### THE PROBLEM
Pictures stay out of this copy, which runs from the first line of the material through the line containing "edgecolor=GRID_COLOR, linewidth=1.2))".

### SOURCE DATA
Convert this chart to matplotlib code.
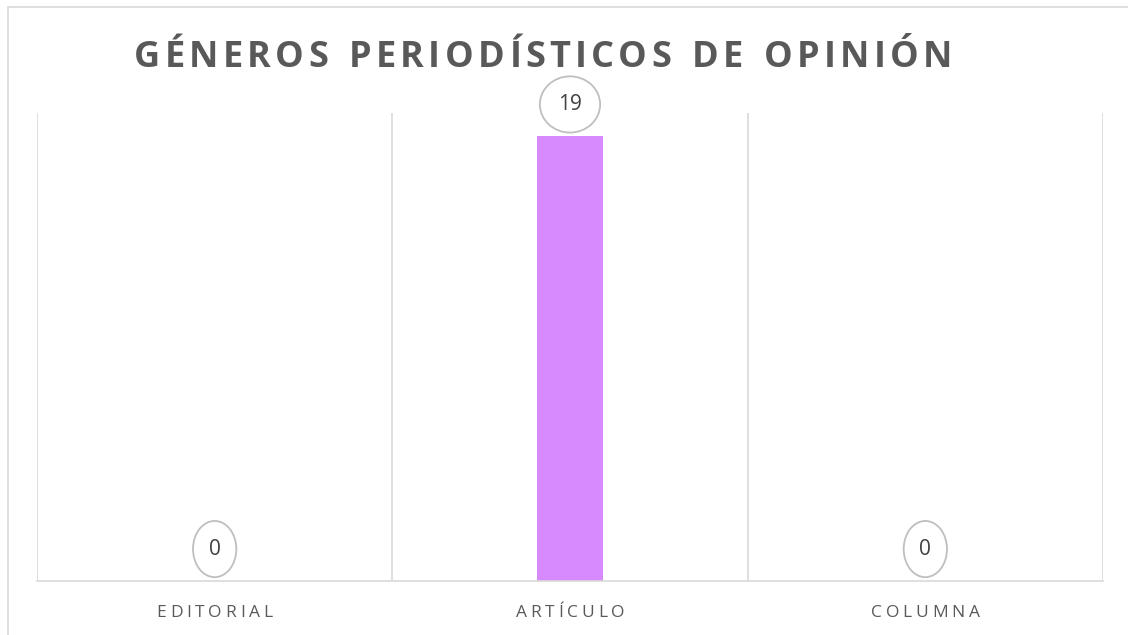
import matplotlib
matplotlib.use("Agg")
import matplotlib.pyplot as plt
from matplotlib.patches import Rectangle

# Data
categories = ["EDITORIAL", "ARTÍCULO", "COLUMNA"]
values = [0, 19, 0]
title = "GÉNEROS PERIODÍSTICOS DE OPINIÓN"

BAR_COLOR = "#D68AFD"
GRID_COLOR = "#D9D9D9"
TEXT_COLOR = "#595959"

W, H = 1128, 635
fig = plt.figure(figsize=(W / 100, H / 100), dpi=100)
fig.patch.set_facecolor("white")

# outer chart border (cut off at right/bottom in the reference)
fig.patches.append(Rectangle((8 / W, -0.1), 1.2, (H - 7) / H + 0.1,
                             transform=fig.transFigure, fill=False,
                             edgecolor=GRID_COLOR, linewidth=1.2))

ax = fig.add_axes([37 / W, (H - 581) / H, (1103 - 37) / W, (581 - 113) / H])
x = range(len(categories))
ax.bar(x, values, width=0.186, color=BAR_COLOR, zorder=2)
ax.set_xlim(-0.5, len(categories) - 0.5)
ax.set_ylim(0, 20)

for s in ["top", "right", "left"]:
    ax.spines[s].set_visible(False)
ax.spines["bottom"].set_color(GRID_COLOR)
ax.spines["bottom"].set_linewidth(1.2)
for b in [i - 0.5 for i in range(len(categories) + 1)]:
    ax.axvline(b, color=GRID_COLOR, linewidth=1.2, zorder=1)
ax.set_xticks([])
ax.set_yticks([])

# data labels in ellipses
for i, v in zip(x, values):
    ax.annotate(str(v), (i, v), xytext=(0, 23), textcoords="offset points",
                ha="center", va="center", fontsize=15, color="#404040",
                family="Open Sans",
                bbox=dict(boxstyle="ellipse,pad=0.45", fc="white",
                          ec="#BFBFBF", lw=1.3), zorder=3)


def tracked_text(s, cx, base_y, size, weight, spacing):
    """Draw text with letter spacing, centred on cx, baseline at pixel base_y."""
    renderer = fig.canvas.get_renderer()
    widths = []
    for ch in s:
        t = fig.text(0, 0, ch if ch != " " else "a", fontsize=size,
                     fontweight=weight, family="Open Sans")
        w = t.get_window_extent(renderer).width
        if ch == " ":
            w *= 0.55
        widths.append(w)
        t.remove()
    total = sum(widths) + spacing * (len(s) - 1)
    xpos = cx - total / 2
    for ch, w in zip(s, widths):
        if ch != " ":
            fig.text(xpos / W, 1 - base_y / H, ch, fontsize=size,
                     fontweight=weight, family="Open Sans", color=TEXT_COLOR,
                     ha="left", va="baseline")
        xpos += w + spacing


tracked_text(title, 543, 67, 26, "bold", 4.3)
for i, c in enumerate(categories):
    cx = 37 + (i + 0.5) * (1103 - 37) / len(categories)
    tracked_text(c, cx, 617, 12.5, "normal", 3.8)

fig.savefig("out.png", dpi=100, facecolor="white")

### RIGHT ANSWER
Convert this chart to matplotlib code.
import matplotlib
matplotlib.use("Agg")
import matplotlib.pyplot as plt
from matplotlib.patches import Rectangle

# Data
categories = ["EDITORIAL", "ARTÍCULO", "COLUMNA"]
values = [0, 19, 0]
title = "GÉNEROS PERIODÍSTICOS DE OPINIÓN"

BAR_COLOR = "#D68AFD"
GRID_COLOR = "#D9D9D9"
TEXT_COLOR = "#595959"

W, H = 1128, 635
fig = plt.figure(figsize=(W / 100, H / 100), dpi=100)
fig.patch.set_facecolor("white")

# outer chart border (cut off at right/bottom in the reference)
fig.patches.append(Rectangle((8 / W, -0.1), 1.2, (H - 7) / H + 0.1,
                             transform=fig.transFigure, fill=False,
                             edgecolor=GRID_COLOR, linewidth=1.2))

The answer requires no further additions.